Carta dominical del Arzobispo de Sevilla
El corazón humano tiende a una felicidad plena e ilimitada. Cada persona suele tener programas, planes y proyectos concretos que le producen ilusión y que le animan a trabajar con interés pensando que una vez alcanzados le colmarán de felicidad. Trabaja y se sacrifica, se esfuerza por conseguir aquello que es la meta de su existencia. Pero experimenta una y otra vez que cuando logra esos objetivos, no encuentra la plenitud y la felicidad que esperaba, y ha de empezar de nuevo. Experimenta así la finitud de todo cuanto consigue y sufre por ello como una especie de insatisfacción continua que hace de su vida una expectativa incesante, sin encontrar algo o alguien que le llene plenamente, que le satisfaga en totalidad.
El ser humano se plantea el problema de la felicidad en términos de infinito, en términos de trascendencia, y cuando tiene satisfechas con holgura sus necesidades primarias, y ha logrado un estatus de bienestar material, brota del interior la sensación de vacío, de falta de sentido de la vida. El hombre necesita razones para vivir, para sufrir, para entregarse, para dar lo mejor de sí mismo, para morir si llega el caso. La felicidad brota como consecuencia de haber entregado generosamente lo mejor de uno mismo por una causa noble. Esta experiencia no es nueva, es antigua como la vida misma. Este ser humano que busca la felicidad, en el fondo, busca a Dios. La búsqueda de la felicidad desemboca en el deseo de encontrar a Dios. ¿Pero cómo?

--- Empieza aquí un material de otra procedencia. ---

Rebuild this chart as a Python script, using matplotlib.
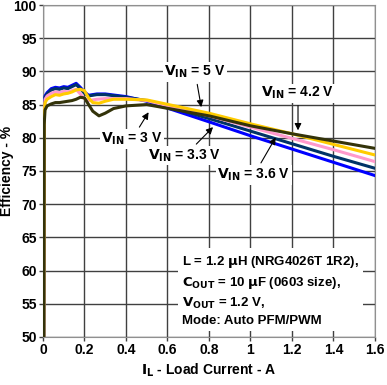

Los Evangelios narran muchos encuentros de Jesús con personas de todo tipo y condición. Pero un episodio especialmente significativo es el que nos ofrece el relato de su encuentro con la samaritana junto al pozo de Jacob, en el capítulo cuarto del Evangelio de san Juan. El diálogo entre Jesús y la samaritana uno de los textos más hermosos y profundos de la Biblia. Aquella mujer representa la insatisfacción existencial de quien no ha encontrado lo que busca: había tenido «cinco maridos» y convivía con otro hombre. Pero todo cambió para ella aquel día gracias al encuentro con un desconocido que le ofrece el agua de la vida.
La existencia humana es como un camino de liberación, como un éxodo, como un paso de la esclavitud a la tierra prometida, de la muerte a la vida. A lo largo de este camino experimentamos todos los componentes de la vida humana, desde los más agradables a los más desconcertantes, incluidos la pérdida de sentido y de esperanza. Así debía sucederle también a la samaritana, pero aquel día se encontró con un hombre que le revela toda la verdad. En un sencillo diálogo, le ofrece el don de Dios: el Espíritu Santo, fuente de agua viva para la vida eterna. Se manifiesta a sí mismo como el Mesías esperado, lleno del Espíritu Santo y capaz de dárselo a los hombres, y le anuncia al Padre, que quiere ser adorado en espíritu y verdad.
Este episodio del encuentro con la mujer samaritana dibuja el itinerario de fe que todos estamos llamados a recorrer. Jesús sigue ofreciendo la fe y el amor al hombre de hoy. Del encuentro personal con Él, reconocido y acogido como Mesías, nace la adhesión a su mensaje de salvación y el deseo de difundirlo en el mundo. Vemos en el relato que el encuentro con Jesús transforma completamente la vida de aquella mujer que, sin demora, como un apóstol más, corre a comunicar la buena noticia a la gente del pueblo. Comenzamos hoy la tercera semana de nuestro camino cuaresmal. Estemos atentos al paso de Dios por nuestra vida; estemos atentos a Cristo, que sale a nuestro encuentro en las más diversas circunstancias. María Santísima nos acompaña en el camino.